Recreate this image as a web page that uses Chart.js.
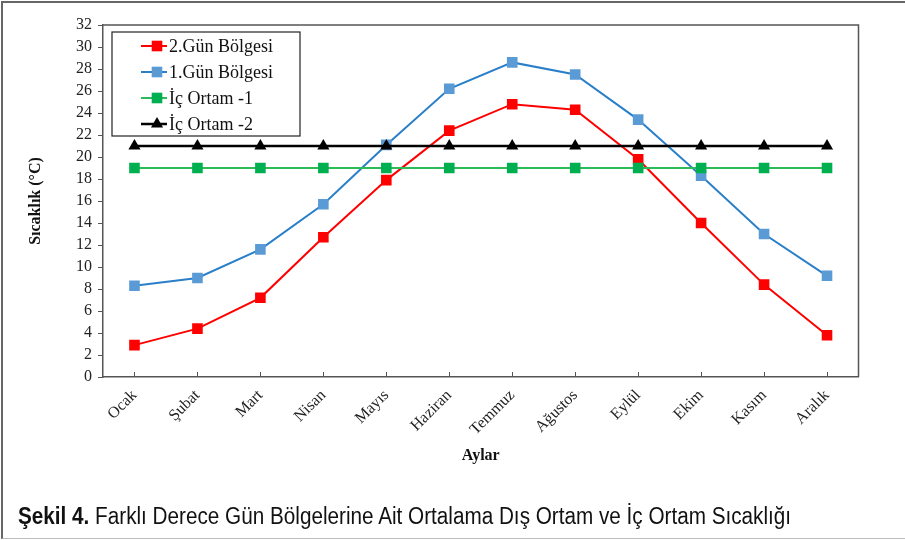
<!DOCTYPE html>
<html>
<head>
<meta charset="utf-8">
<script src="https://cdn.jsdelivr.net/npm/chart.js@4"></script>
<style>
  html, body { margin: 0; padding: 0; background: #fff; }
  #wrap { position: relative; width: 905px; height: 540px; overflow: hidden; }
  #frame { position: absolute; left: 1px; top: 1px; width: 910px; height: 538px; border-left: 2px solid #666; border-top: 2px solid #666; border-bottom: 1.5px solid #bbb; box-sizing: border-box; }
  #chart { position: absolute; left: 0; top: 0; }
  #caption { position: absolute; left: 18px; top: 505px; line-height: 23px; font-family: "Liberation Sans", Arial, sans-serif; font-size: 23px; color: #111; white-space: nowrap; transform: scaleX(0.9); transform-origin: 0 0; }
</style>
</head>
<body>
<div id="wrap">
  <div id="frame"></div>
  <canvas id="chart" width="905" height="540"></canvas>
  <div id="caption"><b>Şekil 4.</b> Farklı Derece Gün Bölgelerine Ait Ortalama Dış Ortam ve İç Ortam Sıcaklığı</div>
</div>
<script>
// months (x categories)
const months = ["Ocak", "Şubat", "Mart", "Nisan", "Mayıs", "Haziran", "Temmuz", "Ağustos", "Eylül", "Ekim", "Kasım", "Aralık"];

// series values (°C)
const gun2 = [2.9, 4.4, 7.2, 12.7, 17.9, 22.4, 24.8, 24.3, 19.8, 14.0, 8.4, 3.8];
const gun1 = [8.3, 9.0, 11.6, 15.7, 21.1, 26.2, 28.6, 27.5, 23.4, 18.3, 13.0, 9.2];
const icOrtam1 = [19, 19, 19, 19, 19, 19, 19, 19, 19, 19, 19, 19];
const icOrtam2 = [21, 21, 21, 21, 21, 21, 21, 21, 21, 21, 21, 21];

const serif = "'Liberation Serif', 'Times New Roman', serif";

function marker(ctx, style, color, x, y, r) {
  ctx.fillStyle = color;
  ctx.beginPath();
  if (style === "triangle") {
    ctx.moveTo(x, y - r);
    ctx.lineTo(x + r * 0.866, y + r * 0.5);
    ctx.lineTo(x - r * 0.866, y + r * 0.5);
  } else {
    const s = r * Math.SQRT1_2;
    ctx.rect(x - s, y - s, 2 * s, 2 * s);
  }
  ctx.closePath();
  ctx.fill();
}

// frame on top/right, inner x ticks, and the boxed legend
const extras = {
  id: "extras",
  afterDraw(chart) {
    const { ctx, chartArea: a, scales: { x } } = chart;
    ctx.save();
    ctx.strokeStyle = "#555";
    ctx.lineWidth = 1.5;
    ctx.beginPath();
    ctx.moveTo(a.left, a.top);
    ctx.lineTo(a.right, a.top);
    ctx.lineTo(a.right, a.bottom);
    ctx.stroke();

    ctx.lineWidth = 1;
    ctx.beginPath();
    months.forEach((m, i) => {
      const px = Math.round(x.getPixelForValue(i)) + 0.5;
      ctx.moveTo(px, a.bottom);
      ctx.lineTo(px, a.bottom - 5);
    });
    ctx.stroke();

    // legend
    const bx = a.left + 9, by = a.top + 7, bw = 188, bh = 104;
    ctx.fillStyle = "#fff";
    ctx.fillRect(bx, by, bw, bh);
    ctx.strokeStyle = "#222";
    ctx.lineWidth = 1.2;
    ctx.strokeRect(bx, by, bw, bh);
    ctx.font = "18px " + serif;
    ctx.textBaseline = "middle";
    chart.data.datasets.forEach((ds, i) => {
      const y = by + 14 + i * 26;
      ctx.strokeStyle = ds.borderColor;
      ctx.lineWidth = ds.borderWidth;
      ctx.beginPath();
      ctx.moveTo(bx + 29, y);
      ctx.lineTo(bx + 55, y);
      ctx.stroke();
      marker(ctx, ds.pointStyle, ds.pointBackgroundColor, bx + 45, y, ds.pointRadius);
      ctx.fillStyle = "#111";
      ctx.fillText(ds.label, bx + 57, y + 1);
    });
    ctx.restore();
  }
};

new Chart(document.getElementById("chart").getContext("2d"), {
  type: "line",
  data: {
    labels: months,
    datasets: [
      {
        label: "2.Gün Bölgesi",
        data: gun2,
        borderColor: "#ff0000",
        backgroundColor: "#ff0000",
        pointBackgroundColor: "#ff0000",
        pointBorderWidth: 0,
        pointStyle: "rect",
        pointRadius: 7.5,
        borderWidth: 2,
        order: 3,
      },
      {
        label: "1.Gün Bölgesi",
        data: gun1,
        borderColor: "#2a7fc9",
        backgroundColor: "#5b9bd5",
        pointBackgroundColor: "#5b9bd5",
        pointBorderWidth: 0,
        pointStyle: "rect",
        pointRadius: 7.5,
        borderWidth: 2,
        order: 2,
      },
      {
        label: "İç Ortam -1",
        data: icOrtam1,
        borderColor: "#2dbb5a",
        backgroundColor: "#00b050",
        pointBackgroundColor: "#00b050",
        pointBorderWidth: 0,
        pointStyle: "rect",
        pointRadius: 7.5,
        borderWidth: 2,
        order: 1,
      },
      {
        label: "İç Ortam -2",
        data: icOrtam2,
        borderColor: "#000000",
        backgroundColor: "#000000",
        pointBackgroundColor: "#000000",
        pointBorderWidth: 0,
        pointStyle: "triangle",
        pointRadius: 7,
        borderWidth: 2.5,
        order: 0,
      },
    ],
  },
  options: {
    responsive: false,
    animation: false,
    layout: { padding: { left: 3, right: 46.5, top: 25, bottom: 73 } },
    plugins: {
      legend: { display: false },
      tooltip: { enabled: false },
    },
    scales: {
      x: {
        offset: true,
        grid: { display: false, drawTicks: false },
        border: { display: true, color: "#555", width: 1.5 },
        ticks: {
          font: { family: serif, size: 16 },
          color: "#222",
          minRotation: 45,
          maxRotation: 45,
          autoSkip: false,
          padding: 9,
        },
        title: {
          display: true,
          text: "Aylar",
          font: { family: serif, size: 16, weight: "bold" },
          color: "#111",
          padding: { top: 0, bottom: 2 },
        },
        afterFit(s) { s.height = 90; },
      },
      y: {
        min: 0,
        max: 32,
        grid: { display: true, drawOnChartArea: false, drawTicks: true, tickLength: 5, color: "#555" },
        border: { display: true, color: "#555", width: 1.5 },
        ticks: {
          stepSize: 2,
          autoSkip: false,
          font: { family: serif, size: 16 },
          color: "#222",
          padding: 6,
        },
        title: {
          display: true,
          text: "Sıcaklık (°C)",
          font: { family: serif, size: 16, weight: "bold" },
          color: "#111",
          padding: { top: 23, bottom: 0 },
        },
        afterFit(s) { s.width = 100; },
      },
    },
  },
  plugins: [extras],
});
</script>
</body>
</html>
────────
▶ [INSTRUCTION]:
Pictures are excluded; output everything else in the data verbatim.

▶ [SOLUTION TO THIS TASK]:
Recreate this image as a web page that uses Chart.js.
<!DOCTYPE html>
<html>
<head>
<meta charset="utf-8">
<script src="https://cdn.jsdelivr.net/npm/chart.js@4"></script>
<style>
  html, body { margin: 0; padding: 0; background: #fff; }
  #wrap { position: relative; width: 905px; height: 540px; overflow: hidden; }
  #frame { position: absolute; left: 1px; top: 1px; width: 910px; height: 538px; border-left: 2px solid #666; border-top: 2px solid #666; border-bottom: 1.5px solid #bbb; box-sizing: border-box; }
  #chart { position: absolute; left: 0; top: 0; }
  #caption { position: absolute; left: 18px; top: 505px; line-height: 23px; font-family: "Liberation Sans", Arial, sans-serif; font-size: 23px; color: #111; white-space: nowrap; transform: scaleX(0.9); transform-origin: 0 0; }
</style>
</head>
<body>
<div id="wrap">
  <div id="frame"></div>
  <canvas id="chart" width="905" height="540"></canvas>
  <div id="caption"><b>Şekil 4.</b> Farklı Derece Gün Bölgelerine Ait Ortalama Dış Ortam ve İç Ortam Sıcaklığı</div>
</div>
<script>
// months (x categories)
const months = ["Ocak", "Şubat", "Mart", "Nisan", "Mayıs", "Haziran", "Temmuz", "Ağustos", "Eylül", "Ekim", "Kasım", "Aralık"];

// series values (°C)
const gun2 = [2.9, 4.4, 7.2, 12.7, 17.9, 22.4, 24.8, 24.3, 19.8, 14.0, 8.4, 3.8];
const gun1 = [8.3, 9.0, 11.6, 15.7, 21.1, 26.2, 28.6, 27.5, 23.4, 18.3, 13.0, 9.2];
const icOrtam1 = [19, 19, 19, 19, 19, 19, 19, 19, 19, 19, 19, 19];
const icOrtam2 = [21, 21, 21, 21, 21, 21, 21, 21, 21, 21, 21, 21];

const serif = "'Liberation Serif', 'Times New Roman', serif";

function marker(ctx, style, color, x, y, r) {
  ctx.fillStyle = color;
  ctx.beginPath();
  if (style === "triangle") {
    ctx.moveTo(x, y - r);
    ctx.lineTo(x + r * 0.866, y + r * 0.5);
    ctx.lineTo(x - r * 0.866, y + r * 0.5);
  } else {
    const s = r * Math.SQRT1_2;
    ctx.rect(x - s, y - s, 2 * s, 2 * s);
  }
  ctx.closePath();
  ctx.fill();
}

// frame on top/right, inner x ticks, and the boxed legend
const extras = {
  id: "extras",
  afterDraw(chart) {
    const { ctx, chartArea: a, scales: { x } } = chart;
    ctx.save();
    ctx.strokeStyle = "#555";
    ctx.lineWidth = 1.5;
    ctx.beginPath();
    ctx.moveTo(a.left, a.top);
    ctx.lineTo(a.right, a.top);
    ctx.lineTo(a.right, a.bottom);
    ctx.stroke();

    ctx.lineWidth = 1;
    ctx.beginPath();
    months.forEach((m, i) => {
      const px = Math.round(x.getPixelForValue(i)) + 0.5;
      ctx.moveTo(px, a.bottom);
      ctx.lineTo(px, a.bottom - 5);
    });
    ctx.stroke();

    // legend
    const bx = a.left + 9, by = a.top + 7, bw = 188, bh = 104;
    ctx.fillStyle = "#fff";
    ctx.fillRect(bx, by, bw, bh);
    ctx.strokeStyle = "#222";
    ctx.lineWidth = 1.2;
    ctx.strokeRect(bx, by, bw, bh);
    ctx.font = "18px " + serif;
    ctx.textBaseline = "middle";
    chart.data.datasets.forEach((ds, i) => {
      const y = by + 14 + i * 26;
      ctx.strokeStyle = ds.borderColor;
      ctx.lineWidth = ds.borderWidth;
      ctx.beginPath();
      ctx.moveTo(bx + 29, y);
      ctx.lineTo(bx + 55, y);
      ctx.stroke();
      marker(ctx, ds.pointStyle, ds.pointBackgroundColor, bx + 45, y, ds.pointRadius);
      ctx.fillStyle = "#111";
      ctx.fillText(ds.label, bx + 57, y + 1);
    });
    ctx.restore();
  }
};

new Chart(document.getElementById("chart").getContext("2d"), {
  type: "line",
  data: {
    labels: months,
    datasets: [
      {
        label: "2.Gün Bölgesi",
        data: gun2,
        borderColor: "#ff0000",
        backgroundColor: "#ff0000",
        pointBackgroundColor: "#ff0000",
        pointBorderWidth: 0,
        pointStyle: "rect",
        pointRadius: 7.5,
        borderWidth: 2,
        order: 3,
      },
      {
        label: "1.Gün Bölgesi",
        data: gun1,
        borderColor: "#2a7fc9",
        backgroundColor: "#5b9bd5",
        pointBackgroundColor: "#5b9bd5",
        pointBorderWidth: 0,
        pointStyle: "rect",
        pointRadius: 7.5,
        borderWidth: 2,
        order: 2,
      },
      {
        label: "İç Ortam -1",
        data: icOrtam1,
        borderColor: "#2dbb5a",
        backgroundColor: "#00b050",
        pointBackgroundColor: "#00b050",
        pointBorderWidth: 0,
        pointStyle: "rect",
        pointRadius: 7.5,
        borderWidth: 2,
        order: 1,
      },
      {
        label: "İç Ortam -2",
        data: icOrtam2,
        borderColor: "#000000",
        backgroundColor: "#000000",
        pointBackgroundColor: "#000000",
        pointBorderWidth: 0,
        pointStyle: "triangle",
        pointRadius: 7,
        borderWidth: 2.5,
        order: 0,
      },
    ],
  },
  options: {
    responsive: false,
    animation: false,
    layout: { padding: { left: 3, right: 46.5, top: 25, bottom: 73 } },
    plugins: {
      legend: { display: false },
      tooltip: { enabled: false },
    },
    scales: {
      x: {
        offset: true,
        grid: { display: false, drawTicks: false },
        border: { display: true, color: "#555", width: 1.5 },
        ticks: {
          font: { family: serif, size: 16 },
          color: "#222",
          minRotation: 45,
          maxRotation: 45,
          autoSkip: false,
          padding: 9,
        },
        title: {
          display: true,
          text: "Aylar",
          font: { family: serif, size: 16, weight: "bold" },
          color: "#111",
          padding: { top: 0, bottom: 2 },
        },
        afterFit(s) { s.height = 90; },
      },
      y: {
        min: 0,
        max: 32,
        grid: { display: true, drawOnChartArea: false, drawTicks: true, tickLength: 5, color: "#555" },
        border: { display: true, color: "#555", width: 1.5 },
        ticks: {
          stepSize: 2,
          autoSkip: false,
          font: { family: serif, size: 16 },
          color: "#222",
          padding: 6,
        },
        title: {
          display: true,
          text: "Sıcaklık (°C)",
          font: { family: serif, size: 16, weight: "bold" },
          color: "#111",
          padding: { top: 23, bottom: 0 },
        },
        afterFit(s) { s.width = 100; },
      },
    },
  },
  plugins: [extras],
});
</script>
</body>
</html>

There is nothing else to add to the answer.